The UAMS Jones Eye Institute provides state of the art treatment to patients from around the globe.
Now, its reach is growing thanks to technology and a partnership with Blue Cross Blue Shield.
Telemedicine is allowing rural patients to get access to some of the state’s best eye specialists.
Ryan Jones is a diabetic patient who lives in Jefferson County and is treated at the UAMS Family Medical Center in Pine Bluff.
“My last eye exam was quite some time ago,” Jones said.
Retina issues often plague diabetics. Dr. Mark Jansen, the director of regional programs at UAMS, says those patients need more than just a simple eye exam.

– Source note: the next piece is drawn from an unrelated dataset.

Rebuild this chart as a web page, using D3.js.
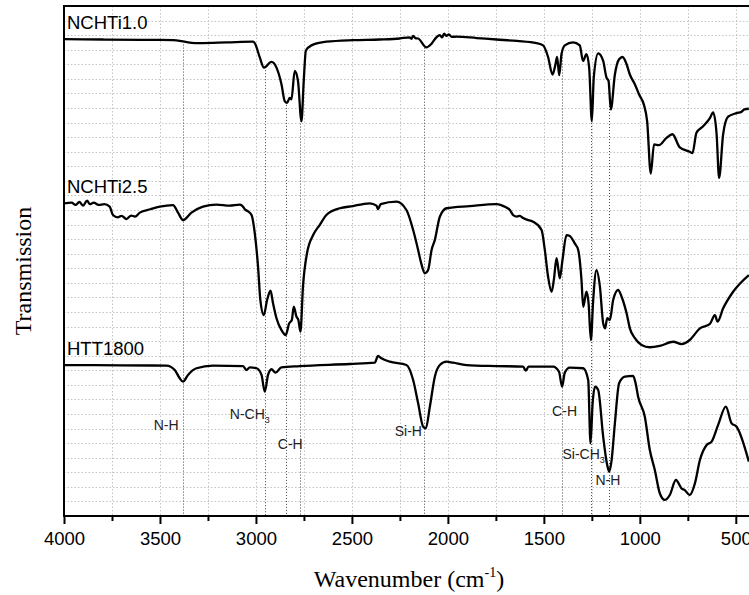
<!DOCTYPE html>
<html>
<head>
<meta charset="utf-8">
<script src="https://cdn.jsdelivr.net/npm/d3@7"></script>
<style>
  body { margin: 0; background: #fff; }
  text { fill: #000; }
</style>
</head>
<body>
<svg id="chart" width="749" height="595"></svg>
<script>
// tick labels on the wavenumber axis
const wnTicks = [4000, 3500, 3000, 2500, 2000, 1500, 1000, 500]

// spectra, [wavenumber, transmission (arbitrary offset units)]
const nchti10 = [
  [4000, 32.72], [3800, 32.7], [3600, 32.68], [3432, 32.66], [3360, 32.52], [3293, 32.45],
  [3150, 32.5], [3015, 32.55], [3006, 32.45], [2980, 31.47], [2958, 30.77], [2919, 31.16],
  [2893, 30.77], [2867, 29.63], [2850, 28.47], [2838, 28.35], [2824, 28.7], [2815, 28.6],
  [2798, 30.55], [2781, 29.86], [2763, 27.09], [2751, 29.86], [2740, 31.93], [2711, 32.3],
  [2633, 32.55], [2494, 32.66], [2355, 32.7], [2251, 32.77], [2200, 32.85], [2190, 32.75],
  [2181, 32.95], [2170, 32.8], [2155, 32.77], [2112, 32.16], [2086, 32.4], [2060, 32.85],
  [2042, 33.0], [2030, 32.85], [2020, 33.1], [2007, 32.95], [1995, 33.05], [1980, 32.88],
  [1955, 32.9], [1850, 32.8], [1747, 32.7], [1640, 32.6], [1538, 32.45], [1504, 32.3],
  [1478, 31.5], [1455, 30.3], [1441, 30.9], [1431, 31.5], [1420, 30.25], [1408, 31.7],
  [1391, 32.3], [1348, 32.5], [1313, 32.3], [1296, 31.23], [1278, 31.7], [1264, 30.77],
  [1250, 27.09], [1240, 30.1], [1217, 31.75], [1191, 31.23], [1174, 30.1], [1163, 29.86],
  [1151, 27.9], [1130, 30.3], [1108, 31.35], [1090, 31.5], [1069, 31.0], [1052, 30.3],
  [1026, 29.63], [1004, 28.93], [979, 28.23], [962, 27.1], [943, 23.5], [926, 25.5],
  [900, 25.45], [861, 25.95], [830, 26.2], [792, 25.3], [740, 25.0], [726, 24.9],
  [705, 26.3], [670, 26.75], [635, 27.3], [618, 27.7], [600, 26.2], [587, 23.2],
  [566, 26.2], [540, 27.4], [496, 27.65], [470, 27.75], [455, 27.9], [432, 27.95]
]

const nchti25 = [
  [4000, 21.46], [3960, 21.5], [3940, 21.35], [3920, 21.55], [3900, 21.3], [3880, 21.65],
  [3866, 21.4], [3845, 21.5], [3820, 21.35], [3790, 21.4], [3762, 21.23], [3745, 20.66],
  [3720, 20.5], [3700, 20.6], [3675, 20.38], [3650, 20.62], [3630, 20.55], [3605, 20.82],
  [3550, 21.05], [3501, 21.23], [3432, 21.34], [3406, 20.82], [3380, 20.31], [3336, 20.82],
  [3276, 21.23], [3206, 21.37], [3137, 21.3], [3084, 21.37], [3067, 21.23], [3058, 21.05],
  [3041, 20.9], [3023, 20.66], [3006, 19.4], [2989, 17.1], [2977, 14.82], [2959, 13.79],
  [2942, 14.82], [2924, 15.46], [2911, 14.6], [2893, 13.57], [2867, 12.76], [2845, 12.42],
  [2827, 13.22], [2813, 13.45], [2803, 14.36], [2789, 13.68], [2779, 13.45], [2768, 12.65],
  [2755, 15.74], [2734, 18.03], [2702, 19.28], [2668, 19.97], [2633, 20.66], [2563, 21.12],
  [2494, 21.27], [2442, 21.41], [2407, 21.46], [2372, 21.3], [2364, 21.05], [2350, 21.4],
  [2268, 21.57], [2216, 21.0], [2181, 19.63], [2155, 18.26], [2140, 17.4], [2120, 16.66],
  [2103, 16.88], [2085, 18.26], [2068, 18.94], [2042, 20.54], [2007, 21.12], [1886, 21.27],
  [1747, 21.41], [1700, 21.2], [1677, 21.0], [1660, 20.65], [1640, 20.55], [1625, 20.6],
  [1608, 20.45], [1580, 20.3], [1556, 20.2], [1512, 19.63], [1495, 18.26], [1478, 16.42],
  [1460, 15.39], [1448, 16.2], [1434, 17.69], [1424, 16.88], [1417, 16.31], [1403, 17.57],
  [1382, 19.28], [1365, 19.22], [1339, 18.71], [1321, 18.26], [1304, 16.2], [1295, 14.36],
  [1278, 15.39], [1267, 14.6], [1255, 12.08], [1243, 14.82], [1226, 16.88], [1208, 15.74],
  [1191, 13.22], [1181, 12.88], [1170, 13.57], [1156, 13.45], [1139, 14.82], [1113, 15.51],
  [1095, 15.05], [1069, 13.91], [1052, 12.88], [1026, 12.2], [991, 11.74], [948, 11.58],
  [896, 11.67], [826, 11.96], [783, 11.8], [740, 12.08], [687, 12.88], [635, 13.18],
  [609, 13.79], [595, 13.34], [566, 14.25], [514, 15.39], [432, 16.54]
]

const htt1800 = [
  [4000, 10.36], [3700, 10.34], [3466, 10.32], [3423, 10.02], [3397, 9.45], [3380, 9.22],
  [3354, 9.68], [3310, 10.14], [3224, 10.32], [3067, 10.29], [3050, 10.02], [3032, 10.2],
  [2997, 10.14], [2971, 9.68], [2954, 8.53], [2937, 9.68], [2919, 10.07], [2898, 9.84],
  [2867, 10.2], [2772, 10.29], [2511, 10.43], [2381, 10.52], [2364, 10.98], [2346, 10.82],
  [2303, 10.59], [2216, 10.36], [2181, 9.33], [2155, 7.73], [2129, 6.13], [2115, 6.02],
  [2094, 7.5], [2068, 9.56], [2042, 10.36], [2007, 10.59], [1973, 10.52], [1903, 10.36],
  [1747, 10.29], [1608, 10.25], [1594, 9.97], [1580, 10.25], [1452, 10.25], [1421, 9.9],
  [1405, 8.88], [1391, 9.84], [1365, 10.18], [1295, 10.14], [1269, 9.33], [1257, 4.99],
  [1246, 7.73], [1233, 8.88], [1217, 8.65], [1191, 5.44], [1170, 3.5], [1160, 3.04],
  [1147, 3.84], [1130, 6.36], [1108, 9.11], [1078, 9.56], [1035, 9.61], [1022, 9.11],
  [1009, 8.19], [974, 6.81], [948, 4.53], [922, 3.16], [896, 1.56], [870, 1.1],
  [844, 1.44], [812, 2.47], [783, 1.9], [766, 1.78], [740, 1.44], [713, 2.24],
  [687, 3.84], [652, 4.87], [626, 5.1], [592, 6.25], [552, 7.5], [522, 6.36],
  [496, 6.13], [432, 3.73]
]

const series = [
  { name: 'NCHTi1.0', values: nchti10 },
  { name: 'NCHTi2.5', values: nchti25 },
  { name: 'HTT1800', values: htt1800 }
]

// band positions marked with dotted lines
const bandLines = [3380, 2955, 2845, 2770, 2125, 1403, 1255, 1160]

// band labels: text, subscript, wavenumber / level of the label start
const bandLabels = [
  ['N-H', '', 3533, 5.9],
  ['N-CH', '3', 3136, 6.64],
  ['C-H', '', 2886, 4.62],
  ['Si-H', '', 2277, 5.49],
  ['C-H', '', 1457, 6.88],
  ['Si-CH', '3', 1403, 3.93],
  ['N-H', '', 1231, 2.11]
]

const svg = d3.select('#chart')
const mLeft = 64, mTop = 6, mBottom = 516, mRight = 755

const x = d3.scaleLinear().domain([4000, 400]).range([mLeft, mRight])
const y = d3.scaleLinear().domain([0, 35]).range([mBottom, mTop])

svg.append('defs').append('clipPath').attr('id', 'plot')
  .append('rect').attr('x', mLeft).attr('y', mTop)
  .attr('width', mRight - mLeft).attr('height', mBottom - mTop)

// grid
const grid = svg.append('g').attr('stroke', '#c4c4c4').attr('stroke-width', 1)
  .attr('stroke-dasharray', '1.5,2')
grid.selectAll('.h').data(d3.range(1, 35)).join('line')
  .attr('x1', mLeft).attr('x2', mRight)
  .attr('y1', d => Math.round(y(d)) + 0.5).attr('y2', d => Math.round(y(d)) + 0.5)
grid.selectAll('.v').data(d3.range(3750, 400, -250)).join('line')
  .attr('y1', mTop).attr('y2', mBottom)
  .attr('x1', d => Math.round(x(d)) + 0.5).attr('x2', d => Math.round(x(d)) + 0.5)

// band marker lines start at the top spectrum
const bis = d3.bisector(d => -d[0]).left
function levelAt (vals, wn) {
  const i = Math.max(1, Math.min(vals.length - 1, bis(vals, -wn)))
  const a = vals[i - 1], b = vals[i]
  return a[1] + (b[1] - a[1]) * (wn - a[0]) / (b[0] - a[0])
}
svg.append('g').attr('stroke', '#444').attr('stroke-width', 1)
  .attr('stroke-dasharray', '1,2')
  .selectAll('line').data(bandLines).join('line')
  .attr('x1', d => Math.round(x(d)) + 0.5).attr('x2', d => Math.round(x(d)) + 0.5)
  .attr('y1', d => y(levelAt(nchti10, d)) + 3).attr('y2', mBottom)

// spectra
const line = d3.line().x(d => x(d[0])).y(d => y(d[1])).curve(d3.curveMonotoneX)
svg.append('g').attr('clip-path', 'url(#plot)')
  .selectAll('path').data(series).join('path')
  .attr('fill', 'none').attr('stroke', '#000').attr('stroke-width', 2.3)
  .attr('stroke-linejoin', 'round')
  .attr('d', d => line(d.values))

// series names
svg.append('g').selectAll('text').data(series).join('text')
  .attr('x', mLeft + 3)
  .attr('y', d => y(d.values[0][1]) - 10)
  .attr('font-family', 'Liberation Sans, Arial, sans-serif')
  .attr('font-size', 18.5)
  .text(d => d.name)

// band labels
const lab = svg.append('g').selectAll('text').data(bandLabels).join('text')
  .attr('x', d => x(d[2])).attr('y', d => y(d[3]))
  .attr('font-family', 'Liberation Sans, Arial, sans-serif')
  .attr('font-size', 14).style('fill', '#222')
lab.append('tspan').text(d => d[0])
lab.append('tspan').attr('font-size', 9).attr('dy', 4).text(d => d[1])

// frame
svg.append('rect').attr('x', mLeft).attr('y', mTop)
  .attr('width', mRight - mLeft).attr('height', mBottom - mTop)
  .attr('fill', 'none').attr('stroke', '#000').attr('stroke-width', 2)

// x axis
const ax = svg.append('g').attr('transform', `translate(0,${mBottom})`)
  .call(d3.axisBottom(x).tickValues(wnTicks).tickFormat(d3.format('d'))
    .tickSize(8).tickPadding(8))
ax.select('.domain').remove()
ax.selectAll('.tick line').attr('stroke-width', 2)
ax.selectAll('.tick text')
  .attr('font-family', 'Liberation Sans, Arial, sans-serif')
  .attr('font-size', 18.5).style('fill', '#000')
svg.append('g').attr('transform', `translate(0,${mBottom})`)
  .call(d3.axisBottom(x).tickValues(d3.range(3750, 400, -500)).tickSize(5).tickFormat(''))
  .call(g => g.select('.domain').remove())
  .selectAll('.tick line').attr('stroke-width', 2)

// axis titles
const title = svg.append('text').attr('x', 409).attr('y', 587)
  .attr('text-anchor', 'middle')
  .attr('font-family', 'Liberation Serif, Times New Roman, serif')
  .attr('font-size', 24)
title.append('tspan').text('Wavenumber (cm')
title.append('tspan').attr('font-size', 14).attr('dy', -10).text('-1')
title.append('tspan').attr('dy', 10).text(')')

svg.append('text')
  .attr('transform', 'translate(31,271) rotate(-90)')
  .attr('text-anchor', 'middle')
  .attr('font-family', 'Liberation Serif, Times New Roman, serif')
  .attr('font-size', 24)
  .text('Transmission')
</script>
</body>
</html>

“The problem is abnormal blood vessels will grow on the back of the eyeball and it prevents light from entering the eye and vision is compromised,” Jansen said. “If you don’t catch this in time, patients can go blind.”
Because UAMS wants to make sure patients like Ryan don’t delay important and extensive eye exams, they are now able to use a machine to save time and travel expenses.
“Not every patient has access to adequate eye care. What we wanted to do is try to screen as many patients as we can closest to where they live,” said Dr. Sami Uwaydat with the UAMS Jones Eye Institute.
Ryan is having pictures taken at her primary doctor’s office. Then, a specialist, like Dr. Sami Uwaydat at the Jones Eye Institute in Little Rock consults with her through a teleconference.
Ryan got a clear report from Dr. Uwaydat, but he will want to see her again in a year. Thanks to this technology, she can once again have her screening done in her hometown.
“I think it will help a lot of people, especially older people as well,” Ryan said.
The tele-retinal program can reach patients at clinics in Pine Bluff, Magnolia, Texarkana, Fort Smit, and Fayetteville.